[start Input material]

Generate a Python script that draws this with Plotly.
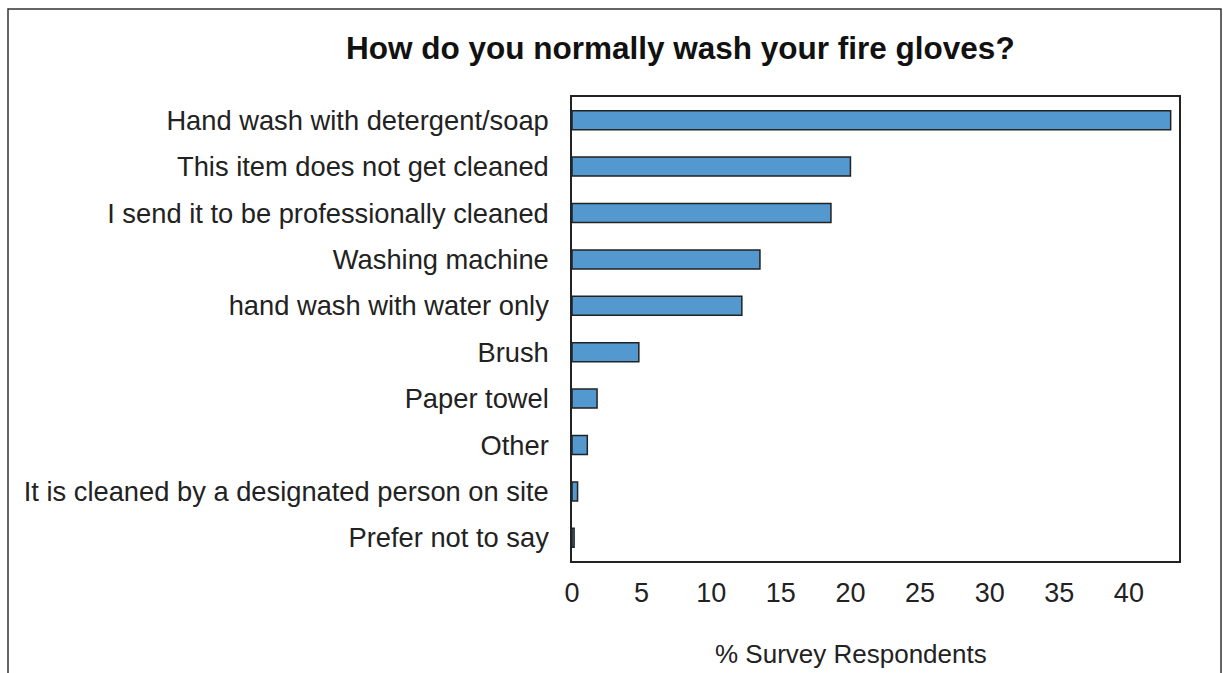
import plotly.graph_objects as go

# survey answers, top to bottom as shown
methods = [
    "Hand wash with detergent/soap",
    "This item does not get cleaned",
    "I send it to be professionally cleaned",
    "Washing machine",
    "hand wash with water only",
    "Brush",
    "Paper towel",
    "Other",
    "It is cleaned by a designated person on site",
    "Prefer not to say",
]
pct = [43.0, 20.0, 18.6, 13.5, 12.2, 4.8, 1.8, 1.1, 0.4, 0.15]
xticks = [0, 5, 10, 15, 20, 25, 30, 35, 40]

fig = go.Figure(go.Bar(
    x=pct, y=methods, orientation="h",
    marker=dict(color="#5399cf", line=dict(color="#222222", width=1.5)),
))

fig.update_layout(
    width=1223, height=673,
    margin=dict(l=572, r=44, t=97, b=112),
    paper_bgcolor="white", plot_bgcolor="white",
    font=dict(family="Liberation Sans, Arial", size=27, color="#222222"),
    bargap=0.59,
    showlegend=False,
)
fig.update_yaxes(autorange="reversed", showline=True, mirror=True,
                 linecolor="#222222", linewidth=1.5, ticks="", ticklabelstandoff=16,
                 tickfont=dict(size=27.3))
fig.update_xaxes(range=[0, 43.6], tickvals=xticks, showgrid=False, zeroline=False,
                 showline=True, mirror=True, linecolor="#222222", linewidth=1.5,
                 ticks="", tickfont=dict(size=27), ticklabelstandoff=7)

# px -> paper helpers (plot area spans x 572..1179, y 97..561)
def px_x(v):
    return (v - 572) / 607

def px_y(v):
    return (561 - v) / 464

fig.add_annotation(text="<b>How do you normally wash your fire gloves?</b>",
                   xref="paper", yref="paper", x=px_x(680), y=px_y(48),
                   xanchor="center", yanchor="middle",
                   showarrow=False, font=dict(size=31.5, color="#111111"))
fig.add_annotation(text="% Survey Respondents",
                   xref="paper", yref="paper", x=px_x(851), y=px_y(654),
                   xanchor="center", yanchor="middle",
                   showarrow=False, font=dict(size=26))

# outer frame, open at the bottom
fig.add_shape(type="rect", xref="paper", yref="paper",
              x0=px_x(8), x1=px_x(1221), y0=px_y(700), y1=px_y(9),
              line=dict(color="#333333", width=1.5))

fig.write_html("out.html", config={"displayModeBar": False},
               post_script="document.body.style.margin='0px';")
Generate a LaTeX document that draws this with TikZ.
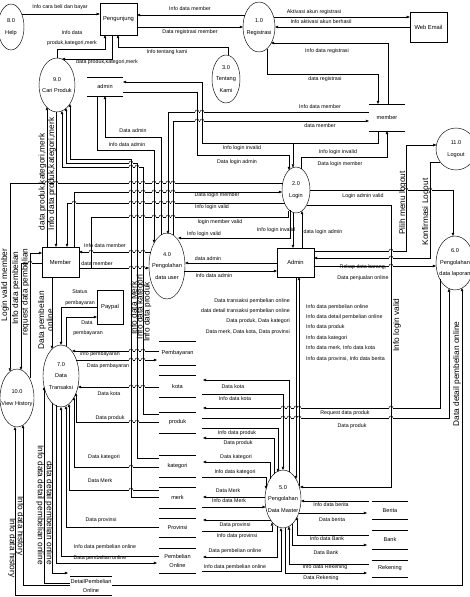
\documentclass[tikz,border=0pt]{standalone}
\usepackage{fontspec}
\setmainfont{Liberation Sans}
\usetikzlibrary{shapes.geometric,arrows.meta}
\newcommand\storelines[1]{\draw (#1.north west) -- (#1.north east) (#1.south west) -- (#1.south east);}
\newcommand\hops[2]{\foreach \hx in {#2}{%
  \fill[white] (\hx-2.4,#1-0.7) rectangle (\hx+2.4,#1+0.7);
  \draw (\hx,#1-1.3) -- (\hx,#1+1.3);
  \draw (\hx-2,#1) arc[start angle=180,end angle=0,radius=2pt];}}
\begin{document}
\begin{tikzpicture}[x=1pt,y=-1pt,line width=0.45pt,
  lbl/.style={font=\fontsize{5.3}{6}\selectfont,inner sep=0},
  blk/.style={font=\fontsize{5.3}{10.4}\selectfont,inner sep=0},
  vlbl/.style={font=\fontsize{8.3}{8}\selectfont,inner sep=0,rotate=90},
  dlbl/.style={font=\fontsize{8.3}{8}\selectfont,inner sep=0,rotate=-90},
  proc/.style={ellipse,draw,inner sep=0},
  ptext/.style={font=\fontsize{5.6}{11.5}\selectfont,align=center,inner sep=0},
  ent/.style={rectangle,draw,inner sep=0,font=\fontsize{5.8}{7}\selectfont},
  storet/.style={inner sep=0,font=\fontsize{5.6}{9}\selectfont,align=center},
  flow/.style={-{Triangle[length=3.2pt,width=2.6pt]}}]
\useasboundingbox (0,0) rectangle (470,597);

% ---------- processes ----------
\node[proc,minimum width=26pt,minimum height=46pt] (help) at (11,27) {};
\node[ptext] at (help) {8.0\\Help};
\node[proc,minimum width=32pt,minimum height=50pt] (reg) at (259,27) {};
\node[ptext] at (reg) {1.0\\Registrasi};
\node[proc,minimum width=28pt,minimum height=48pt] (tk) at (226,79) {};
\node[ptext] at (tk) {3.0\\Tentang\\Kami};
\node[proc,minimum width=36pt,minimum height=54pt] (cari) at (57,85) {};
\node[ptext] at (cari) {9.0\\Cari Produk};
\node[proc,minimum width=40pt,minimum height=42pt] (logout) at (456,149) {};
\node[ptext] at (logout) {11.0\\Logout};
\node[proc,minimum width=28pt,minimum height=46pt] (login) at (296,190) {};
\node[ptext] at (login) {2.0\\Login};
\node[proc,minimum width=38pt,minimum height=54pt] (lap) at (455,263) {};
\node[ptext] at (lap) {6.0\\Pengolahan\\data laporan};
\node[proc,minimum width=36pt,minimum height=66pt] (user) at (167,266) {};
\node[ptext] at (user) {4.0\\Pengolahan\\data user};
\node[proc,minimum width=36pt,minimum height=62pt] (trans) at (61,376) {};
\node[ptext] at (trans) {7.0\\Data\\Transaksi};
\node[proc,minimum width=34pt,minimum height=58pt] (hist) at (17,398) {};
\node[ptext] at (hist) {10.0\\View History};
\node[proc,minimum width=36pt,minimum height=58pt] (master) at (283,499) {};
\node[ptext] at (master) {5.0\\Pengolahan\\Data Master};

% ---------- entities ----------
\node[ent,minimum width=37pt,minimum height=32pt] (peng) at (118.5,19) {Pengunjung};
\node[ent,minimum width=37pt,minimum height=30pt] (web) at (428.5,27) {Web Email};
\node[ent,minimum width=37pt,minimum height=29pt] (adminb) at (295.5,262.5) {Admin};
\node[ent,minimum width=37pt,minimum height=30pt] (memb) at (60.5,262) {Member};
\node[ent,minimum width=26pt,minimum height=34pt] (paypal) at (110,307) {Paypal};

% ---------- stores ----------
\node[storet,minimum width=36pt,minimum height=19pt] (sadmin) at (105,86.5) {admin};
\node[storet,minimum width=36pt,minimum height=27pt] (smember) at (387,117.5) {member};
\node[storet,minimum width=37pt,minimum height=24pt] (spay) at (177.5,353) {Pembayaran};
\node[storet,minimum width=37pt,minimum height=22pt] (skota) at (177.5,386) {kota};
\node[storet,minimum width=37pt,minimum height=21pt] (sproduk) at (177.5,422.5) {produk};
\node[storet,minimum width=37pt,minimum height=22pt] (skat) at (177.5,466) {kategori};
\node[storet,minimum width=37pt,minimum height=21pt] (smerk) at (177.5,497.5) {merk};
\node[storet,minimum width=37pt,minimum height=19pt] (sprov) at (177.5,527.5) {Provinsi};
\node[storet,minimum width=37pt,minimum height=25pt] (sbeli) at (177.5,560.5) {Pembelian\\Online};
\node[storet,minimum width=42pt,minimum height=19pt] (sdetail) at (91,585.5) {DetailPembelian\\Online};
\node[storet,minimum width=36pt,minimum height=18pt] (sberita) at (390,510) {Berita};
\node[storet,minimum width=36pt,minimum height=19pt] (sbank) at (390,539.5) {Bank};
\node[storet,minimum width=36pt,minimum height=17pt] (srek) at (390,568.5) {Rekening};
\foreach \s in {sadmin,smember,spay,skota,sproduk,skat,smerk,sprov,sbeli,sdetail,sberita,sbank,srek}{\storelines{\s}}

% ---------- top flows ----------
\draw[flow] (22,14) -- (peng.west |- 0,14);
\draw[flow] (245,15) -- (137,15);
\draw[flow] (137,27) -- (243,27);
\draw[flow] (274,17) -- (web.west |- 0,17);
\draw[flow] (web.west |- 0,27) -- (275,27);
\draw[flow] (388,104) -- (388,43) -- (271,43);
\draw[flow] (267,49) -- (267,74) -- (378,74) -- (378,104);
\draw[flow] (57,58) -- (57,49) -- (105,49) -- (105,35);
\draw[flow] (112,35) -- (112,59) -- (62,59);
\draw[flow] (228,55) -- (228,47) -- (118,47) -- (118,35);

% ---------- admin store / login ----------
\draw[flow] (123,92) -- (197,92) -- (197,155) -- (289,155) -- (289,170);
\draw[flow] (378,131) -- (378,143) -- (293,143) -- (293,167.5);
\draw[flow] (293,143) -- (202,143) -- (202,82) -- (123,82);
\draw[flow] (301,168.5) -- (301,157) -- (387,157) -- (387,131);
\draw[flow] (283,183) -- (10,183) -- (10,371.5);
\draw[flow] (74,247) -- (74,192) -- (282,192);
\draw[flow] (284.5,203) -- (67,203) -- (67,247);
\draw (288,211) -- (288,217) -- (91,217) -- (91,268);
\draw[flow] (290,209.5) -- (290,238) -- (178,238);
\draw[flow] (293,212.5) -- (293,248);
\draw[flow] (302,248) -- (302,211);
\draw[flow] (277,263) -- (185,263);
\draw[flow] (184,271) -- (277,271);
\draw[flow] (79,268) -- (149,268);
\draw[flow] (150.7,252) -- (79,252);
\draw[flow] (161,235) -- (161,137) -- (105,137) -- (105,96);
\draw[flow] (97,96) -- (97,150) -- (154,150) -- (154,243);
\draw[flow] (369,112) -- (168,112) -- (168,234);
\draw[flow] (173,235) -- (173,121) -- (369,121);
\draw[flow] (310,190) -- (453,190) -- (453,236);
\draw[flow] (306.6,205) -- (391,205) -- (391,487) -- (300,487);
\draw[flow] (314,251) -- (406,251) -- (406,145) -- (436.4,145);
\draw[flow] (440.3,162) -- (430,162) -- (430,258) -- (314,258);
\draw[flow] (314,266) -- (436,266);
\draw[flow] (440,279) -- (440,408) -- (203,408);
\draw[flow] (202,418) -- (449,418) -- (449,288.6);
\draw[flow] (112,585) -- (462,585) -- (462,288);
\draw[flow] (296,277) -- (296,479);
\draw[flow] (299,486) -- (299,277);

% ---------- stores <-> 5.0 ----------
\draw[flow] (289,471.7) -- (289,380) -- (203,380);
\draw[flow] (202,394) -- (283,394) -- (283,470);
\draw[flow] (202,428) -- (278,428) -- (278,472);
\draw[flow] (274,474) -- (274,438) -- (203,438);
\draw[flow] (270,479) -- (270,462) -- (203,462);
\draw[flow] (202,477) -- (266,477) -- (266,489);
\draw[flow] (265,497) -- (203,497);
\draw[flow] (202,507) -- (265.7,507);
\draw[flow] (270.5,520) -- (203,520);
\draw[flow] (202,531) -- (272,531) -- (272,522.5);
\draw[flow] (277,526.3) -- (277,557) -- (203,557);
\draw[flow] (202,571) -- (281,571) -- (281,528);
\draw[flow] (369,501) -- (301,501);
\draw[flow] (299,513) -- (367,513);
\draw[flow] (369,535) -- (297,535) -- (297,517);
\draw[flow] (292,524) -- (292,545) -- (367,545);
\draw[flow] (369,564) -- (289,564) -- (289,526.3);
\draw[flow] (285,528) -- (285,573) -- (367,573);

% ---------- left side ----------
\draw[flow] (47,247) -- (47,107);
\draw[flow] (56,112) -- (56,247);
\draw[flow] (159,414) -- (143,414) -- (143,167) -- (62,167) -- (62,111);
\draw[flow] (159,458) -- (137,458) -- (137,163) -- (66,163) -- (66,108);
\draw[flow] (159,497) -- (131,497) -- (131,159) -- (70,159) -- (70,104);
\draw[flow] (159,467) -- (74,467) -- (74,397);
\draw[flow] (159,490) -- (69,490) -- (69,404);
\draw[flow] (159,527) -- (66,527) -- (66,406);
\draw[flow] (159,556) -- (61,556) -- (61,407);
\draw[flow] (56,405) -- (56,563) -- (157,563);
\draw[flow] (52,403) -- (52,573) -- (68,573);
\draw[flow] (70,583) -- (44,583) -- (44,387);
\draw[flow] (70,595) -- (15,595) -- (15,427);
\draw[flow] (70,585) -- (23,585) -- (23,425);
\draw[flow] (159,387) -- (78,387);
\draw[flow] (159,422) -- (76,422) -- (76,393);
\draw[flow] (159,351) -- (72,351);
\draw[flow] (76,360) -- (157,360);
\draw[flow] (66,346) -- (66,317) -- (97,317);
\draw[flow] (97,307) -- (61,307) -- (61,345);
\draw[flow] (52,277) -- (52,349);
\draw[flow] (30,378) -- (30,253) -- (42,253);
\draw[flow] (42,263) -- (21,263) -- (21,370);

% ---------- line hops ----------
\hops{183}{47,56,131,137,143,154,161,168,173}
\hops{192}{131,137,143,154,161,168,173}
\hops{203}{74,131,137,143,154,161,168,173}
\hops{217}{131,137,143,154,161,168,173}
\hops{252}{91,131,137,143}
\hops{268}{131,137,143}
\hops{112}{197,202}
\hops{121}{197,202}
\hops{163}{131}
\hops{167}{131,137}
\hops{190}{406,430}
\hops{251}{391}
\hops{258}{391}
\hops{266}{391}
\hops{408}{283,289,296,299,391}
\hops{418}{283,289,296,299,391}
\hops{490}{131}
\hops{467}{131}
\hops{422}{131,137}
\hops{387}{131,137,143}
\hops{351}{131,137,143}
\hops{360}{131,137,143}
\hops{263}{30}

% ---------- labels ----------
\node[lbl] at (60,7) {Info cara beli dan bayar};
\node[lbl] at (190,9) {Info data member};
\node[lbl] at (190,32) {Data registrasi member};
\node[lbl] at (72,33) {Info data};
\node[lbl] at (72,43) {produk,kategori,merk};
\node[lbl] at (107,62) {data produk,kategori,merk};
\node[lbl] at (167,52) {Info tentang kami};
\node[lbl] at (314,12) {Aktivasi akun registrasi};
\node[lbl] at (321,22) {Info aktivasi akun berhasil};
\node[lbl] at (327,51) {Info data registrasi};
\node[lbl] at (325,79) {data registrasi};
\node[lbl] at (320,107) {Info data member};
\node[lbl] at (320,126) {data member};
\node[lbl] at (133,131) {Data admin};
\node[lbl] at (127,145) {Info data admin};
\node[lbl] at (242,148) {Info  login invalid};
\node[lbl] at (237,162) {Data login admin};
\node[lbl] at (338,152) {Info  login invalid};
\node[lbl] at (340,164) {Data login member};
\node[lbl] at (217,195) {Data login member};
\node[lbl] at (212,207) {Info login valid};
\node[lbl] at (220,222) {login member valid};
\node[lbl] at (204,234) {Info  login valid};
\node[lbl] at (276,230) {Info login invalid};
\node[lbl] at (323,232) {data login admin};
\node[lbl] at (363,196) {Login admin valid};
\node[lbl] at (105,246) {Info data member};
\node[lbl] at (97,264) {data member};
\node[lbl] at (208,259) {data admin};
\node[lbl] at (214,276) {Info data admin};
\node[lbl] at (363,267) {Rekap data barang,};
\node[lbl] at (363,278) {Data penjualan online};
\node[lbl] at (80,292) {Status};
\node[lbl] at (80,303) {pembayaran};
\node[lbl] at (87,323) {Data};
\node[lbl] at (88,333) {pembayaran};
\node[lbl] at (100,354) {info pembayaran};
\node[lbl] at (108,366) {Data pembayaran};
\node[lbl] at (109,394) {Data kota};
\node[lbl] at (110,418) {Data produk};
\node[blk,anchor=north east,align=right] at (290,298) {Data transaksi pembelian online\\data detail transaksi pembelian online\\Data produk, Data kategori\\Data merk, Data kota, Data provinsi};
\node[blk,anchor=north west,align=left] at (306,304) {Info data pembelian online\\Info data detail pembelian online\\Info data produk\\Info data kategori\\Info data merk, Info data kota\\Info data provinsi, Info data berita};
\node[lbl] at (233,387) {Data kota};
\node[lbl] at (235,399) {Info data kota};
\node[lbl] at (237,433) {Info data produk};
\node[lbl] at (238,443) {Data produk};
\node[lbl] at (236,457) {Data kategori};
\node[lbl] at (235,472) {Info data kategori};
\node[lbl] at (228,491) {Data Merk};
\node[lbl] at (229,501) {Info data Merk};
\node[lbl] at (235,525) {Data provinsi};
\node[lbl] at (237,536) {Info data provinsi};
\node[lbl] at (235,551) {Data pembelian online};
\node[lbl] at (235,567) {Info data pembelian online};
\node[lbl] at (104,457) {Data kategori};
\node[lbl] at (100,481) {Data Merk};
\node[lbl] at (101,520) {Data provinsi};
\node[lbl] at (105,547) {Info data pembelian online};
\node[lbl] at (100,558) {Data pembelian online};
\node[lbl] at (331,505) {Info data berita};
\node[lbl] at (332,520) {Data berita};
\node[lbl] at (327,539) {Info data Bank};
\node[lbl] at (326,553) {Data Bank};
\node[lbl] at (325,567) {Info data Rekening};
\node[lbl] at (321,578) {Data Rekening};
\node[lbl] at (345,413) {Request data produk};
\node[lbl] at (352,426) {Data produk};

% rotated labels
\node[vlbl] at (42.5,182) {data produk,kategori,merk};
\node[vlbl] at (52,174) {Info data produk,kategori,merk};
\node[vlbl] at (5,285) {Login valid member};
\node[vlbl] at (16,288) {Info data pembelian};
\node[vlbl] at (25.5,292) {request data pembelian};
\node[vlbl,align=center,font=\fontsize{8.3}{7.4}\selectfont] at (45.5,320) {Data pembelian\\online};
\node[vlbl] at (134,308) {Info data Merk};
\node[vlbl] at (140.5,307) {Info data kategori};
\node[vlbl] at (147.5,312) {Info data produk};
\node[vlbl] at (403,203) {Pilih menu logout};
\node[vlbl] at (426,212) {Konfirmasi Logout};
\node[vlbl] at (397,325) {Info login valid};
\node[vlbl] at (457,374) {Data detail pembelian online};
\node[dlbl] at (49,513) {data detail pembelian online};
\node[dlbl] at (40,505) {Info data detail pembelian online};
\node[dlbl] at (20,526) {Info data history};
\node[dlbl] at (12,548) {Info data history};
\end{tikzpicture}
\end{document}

[end Input material]

→ **The exercise**
Check each line of these records for the string "draws" and state only how many lines have it.

→ **Full output**
2